Mr Rigney said the group wanted reform of the consultation process, improved provisions for First Nations water rights in the Water Act and the basin plan, including through the Restoring Our Rivers bill before parliament.

‘We cannot wait for legislative reform,’ he said.

‘This is urgent so we’re taking this legal action now to ensure the law as it stands is upheld and our rights are respected.’

Deputy chair and Tati Tati Millu Wudungi (Murray River man) Brendan Kennedy said proper consultation with the basin’s traditional owners about the management of water resources was an inherent right.

‘We hope not just to win this case, but to set a precedent that ensures that all Murray-Darling Basin water resource plans must be properly undertaken according to fair and reasonable standards of consultation,’ he said.

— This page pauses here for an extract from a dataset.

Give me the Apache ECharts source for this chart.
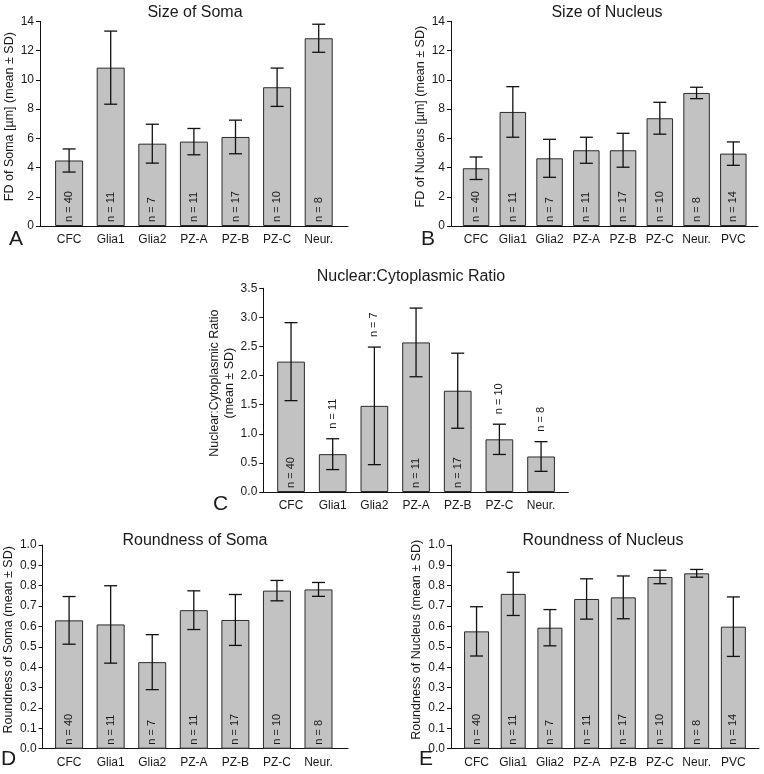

Acting on behalf of MLDRIN, Environmental Defenders Office special counsel Emily Long said traditional owners had been seeking water justice in the basin and getting nowhere.

‘The Water Act contains only the barest of consultation requirements for First Nations and in this case MLDRIN argues that even those were not met,’ she said.

Ms Long said it was a requirement under the basin plan that traditional owners were consulted during the drafting process of water resource plans.

‘This must be done properly to give First Nations a meaningful opportunity to contribute to water resource management and to care for their country,’ she said.

Mr Kennedy said the Murray-Darling was not just a river system, ‘it’s our lifeblood, the source of our cultural economies, as well as an ancestral being’.

‘The result of 240 years of mismanagement and water dispossession is the ongoing suffering of our people,’ he said.

‘Water is life for us, without it the injustice against our people continues.’

A spokesperson for the Department of Climate Change, Energy, the Environment and Water said they could not comment because the matter was before the Federal Court.